The most striking craft element is the recurring motif of the "discovery of music." It's presented as a dual force: "the line connecting us" and "the line separating us." This duality captures music's power to both unite people through shared experience and isolate them through individual interpretation or the commercialization that can create barriers. The repetition of "Imagine" and "See" throughout the latter half, coupled with the call to "pull the thread" and "draw you close," suggests a deliberate effort to break through these separations, to find shared ground within the "circle" of existence and to connect through genuine expression.

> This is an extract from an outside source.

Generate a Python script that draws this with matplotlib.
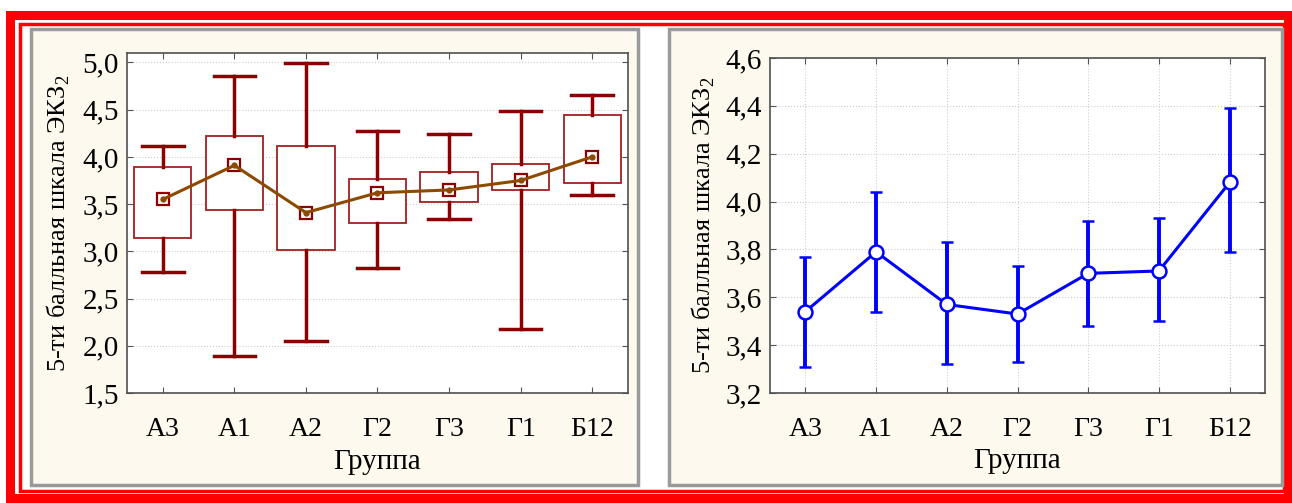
import matplotlib.pyplot as plt
from matplotlib.patches import Rectangle

plt.rcParams['font.family'] = ['Liberation Serif', 'DejaVu Serif']
plt.rcParams['mathtext.fontset'] = 'custom'
plt.rcParams['mathtext.rm'] = 'Liberation Serif'

# данные
groups = ['А3', 'А1', 'А2', 'Г2', 'Г3', 'Г1', 'Б12']

# левый график: среднее, границы ящика и усов
box_mean = [3.55, 3.91, 3.41, 3.62, 3.65, 3.75, 4.00]
box_low = [3.14, 3.44, 3.01, 3.30, 3.52, 3.65, 3.72]
box_high = [3.89, 4.22, 4.12, 3.77, 3.84, 3.92, 4.44]
whisk_low = [2.78, 1.89, 2.05, 2.82, 3.34, 2.18, 3.60]
whisk_high = [4.12, 4.86, 4.99, 4.27, 4.24, 4.49, 4.66]

# правый график: среднее и доверительный интервал
ci_mean = [3.54, 3.79, 3.57, 3.53, 3.70, 3.71, 4.08]
ci_low = [3.31, 3.54, 3.32, 3.33, 3.48, 3.50, 3.79]
ci_high = [3.77, 4.04, 3.83, 3.73, 3.92, 3.93, 4.39]

ylabel = '5-ти балльная шкала ЭКЗ$_\\mathregular{2}$'
xlabel = 'Группа'

W, H = 1292, 503
fig = plt.figure(figsize=(W / 100, H / 100), dpi=100)
fig.patch.set_facecolor('white')


def px_rect(x0, y0, x1, y1, **kw):
    # прямоугольник в пикселях (y сверху вниз)
    r = Rectangle((x0 / W, 1 - y1 / H), (x1 - x0) / W, (y1 - y0) / H,
                  transform=fig.transFigure, zorder=-1, **kw)
    fig.add_artist(r)


# красная рамка
px_rect(10, 15, 1288, 498, fill=False, edgecolor='#FF0000', linewidth=6.5)
px_rect(20, 24, 1284, 491, fill=False, edgecolor='#FF0000', linewidth=2.5)

# панели
for x0, x1 in [(31, 638), (669, 1282)]:
    px_rect(x0, 29, x1, 485, facecolor='#FDF9EE', edgecolor='#9A9A9A', linewidth=2.5)

x = list(range(len(groups)))

# ---- левый график ----
ax1 = fig.add_axes([127 / W, 1 - 393 / H, 501 / W, 340 / H])
for i in x:
    ax1.add_patch(Rectangle((i - 0.4, box_low[i]), 0.8, box_high[i] - box_low[i],
                            fill=True, facecolor='white', edgecolor='#A32020', linewidth=1.3, zorder=3))
    ax1.plot([i, i], [box_high[i], whisk_high[i]], color='#8B0000', linewidth=2.5, zorder=3)
    ax1.plot([i, i], [whisk_low[i], box_low[i]], color='#8B0000', linewidth=2.5, zorder=3)
    ax1.plot([i - 0.29, i + 0.29], [whisk_high[i]] * 2, color='#8B0000', linewidth=2.5, zorder=3)
    ax1.plot([i - 0.29, i + 0.29], [whisk_low[i]] * 2, color='#8B0000', linewidth=2.5, zorder=3)
ax1.plot(x, box_mean, marker='s', markersize=8.5, markerfacecolor='none',
         markeredgecolor='#8B0000', markeredgewidth=1.6, linestyle='none', zorder=4)
ax1.plot(x, box_mean, color='#8B4A00', linewidth=2.2, marker='o', markersize=3.5, zorder=5)
ax1.set_xlim(-0.5, 6.5)
ax1.set_ylim(1.5, 5.1)
ax1.set_yticks([1.5, 2.0, 2.5, 3.0, 3.5, 4.0, 4.5, 5.0])
ax1.set_yticklabels(['1,5', '2,0', '2,5', '3,0', '3,5', '4,0', '4,5', '5,0'])
ax1.yaxis.grid(True, linestyle=':', color='#CFCFCF', linewidth=0.8)

# ---- правый график ----
ax2 = fig.add_axes([770 / W, 1 - 393 / H, 495 / W, 335 / H])
err = [[m - l for m, l in zip(ci_mean, ci_low)], [h - m for m, h in zip(ci_mean, ci_high)]]
ax2.errorbar(x, ci_mean, yerr=err, color='#0000FF', linewidth=2.2, elinewidth=2.8,
             capsize=4, capthick=2.8, marker='o', markersize=10,
             markerfacecolor='white', markeredgecolor='#0000FF', markeredgewidth=1.8, zorder=3)
ax2.set_xlim(-0.5, 6.5)
ax2.set_ylim(3.2, 4.6)
ax2.set_yticks([3.2, 3.4, 3.6, 3.8, 4.0, 4.2, 4.4, 4.6])
ax2.set_yticklabels(['3,2', '3,4', '3,6', '3,8', '4,0', '4,2', '4,4', '4,6'])
ax2.grid(True, linestyle=':', color='#CFCFCF', linewidth=0.8)

# положение подписей осей (в долях осей)
label_x = [(72 - 127) / 501, (717 - 770) / 495]

for ax, ylx in zip((ax1, ax2), label_x):
    ax.set_facecolor('white')
    ax.set_axisbelow(True)
    ax.set_xticks(x)
    ax.set_xticklabels(groups, fontsize=20)
    ax.tick_params(axis='y', labelsize=21, pad=6)
    ax.tick_params(axis='x', pad=17)
    ax.tick_params(direction='in', length=4, top=True, right=True, color='#555555')
    for s in ax.spines.values():
        s.set_color('#505050')
        s.set_linewidth(1.2)
    ax.set_xlabel(xlabel, fontsize=21, va='center')
    ax.set_ylabel(ylabel, fontsize=19)
    ax.yaxis.set_label_coords(ylx, 0.5)
    ax.xaxis.set_label_coords(0.5, (393 - 462) / 340)

plt.savefig('out.png', dpi=100)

Ultimately, these lyrics resonate because they articulate a collective, unspoken anxiety about modern existence and the search for meaning. The shift from observing superficiality to actively calling for connection through "words and melody" and "singing" offers a hopeful, albeit tentative, path forward. The repeated invitation to "taste the present" and "sing" grounds the abstract critique in a tangible, immediate act of creation and shared humanity, suggesting that true connection can be found in the simple, authentic act of expressing oneself and listening to others.